Down yonder, a reader writes:
If you have a cohabiting couple that aren’t engaging in conjugal relations, do they become morally responsible for the misperceptions of others?
To which another reader responded:
If the "misperception" is reasonable and they do nothing to correct it, then yes.
This is correct except for the scare quotes around "misperception." If an individual acts in such a way that his behavior reasonably leads others to believe something that is false and he takes no steps to correct it, he becomes responsible for others believing something that is false. He thereby does damage to that person’s doxastic structure (i.e., his belief system).
People don’t often think about it, but doxastic damage is real damage. It isn’t just a place where we don’t know something about the world; it’s where our beliefs are out of alignment with the way the world is. That is an evil in and of itself, and it becomes worse if the falsehood that the person has been led to include in his belief system has a practical impact on his behavior. The problem is most acute if he is led into sin as the result of the false belief.
That being said, people have fallen intellects and, even under the best of circumstances, they will misperceive things and form false beliefs as a result. Often false beliefs result from misperceptions that are not reasonable.
For example, some folks out of anti-Southern bigotry may conclude from the way I talk or dress that I am of substandard intelligence and a racist. Neither of those things is a reasonable inference to draw simply from the fact that a person is Southern. Consequently, I am not responsible for suppressing the way I talk or changing the way I dress in order to keep others from thinking these things. Indeed, if anything I would regard it as more incumbent on my to openly display these things as a way of helping to break the stereotype that is at the core of anti-Southern bigotry.
There also can be situations in which individuals may reasonably misperceive a situation in which a person does not have an obligation to correct the misperception for another reason.
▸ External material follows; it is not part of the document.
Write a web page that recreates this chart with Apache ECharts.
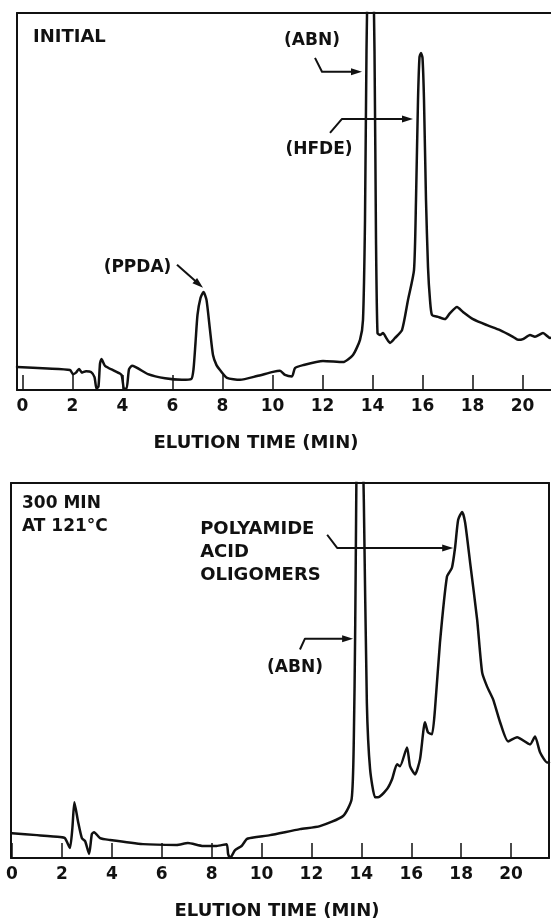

For example, suppose a brother and a sister are living together for economic reasons. Those in the neighborhood may suppose that they are not brother and sister but husband and wife and that they are sleeping together. This is a misperception resulting in a false belief, but it is not reasonable to expect the couple to either (a) stop sharing quarters and incur greater financial hardship or (b) go door-knocking in the neighborhood to make sure everyone knows that they’re brother and sister. The thing to do would be to simply mention the fact if the topic comes up in conversation with neighbors and hope the neighborhood gossip net will take care of the rest.
One aspect of this situation is that, since folks are assuming they’re married, they’re also assuming that the conjugal relations they believe them to be having are marital relations and thus morally licit, so no scandal is being given.
On the other hand, if a couple is living together in a way that reasonably leads others to believe that they are engaging in sinful behavior, even though they are not, then we are in the general territory of the sin of scandal. Conveying a public image of sinfulness weakens society’s moral fabric and encourages others to actually engage in sinful behavior by making it seem socially acceptable. Thus, even if a cohabiting couple is not having conjugal relations, the fact that they are reasonably presumed to be having them can lead others to view cohabiting-with-conjugal-relations as acceptable and engage in it themselves. The number of people and the likelihood that they would be drawn into sin as a result determines the gravity of the scandal.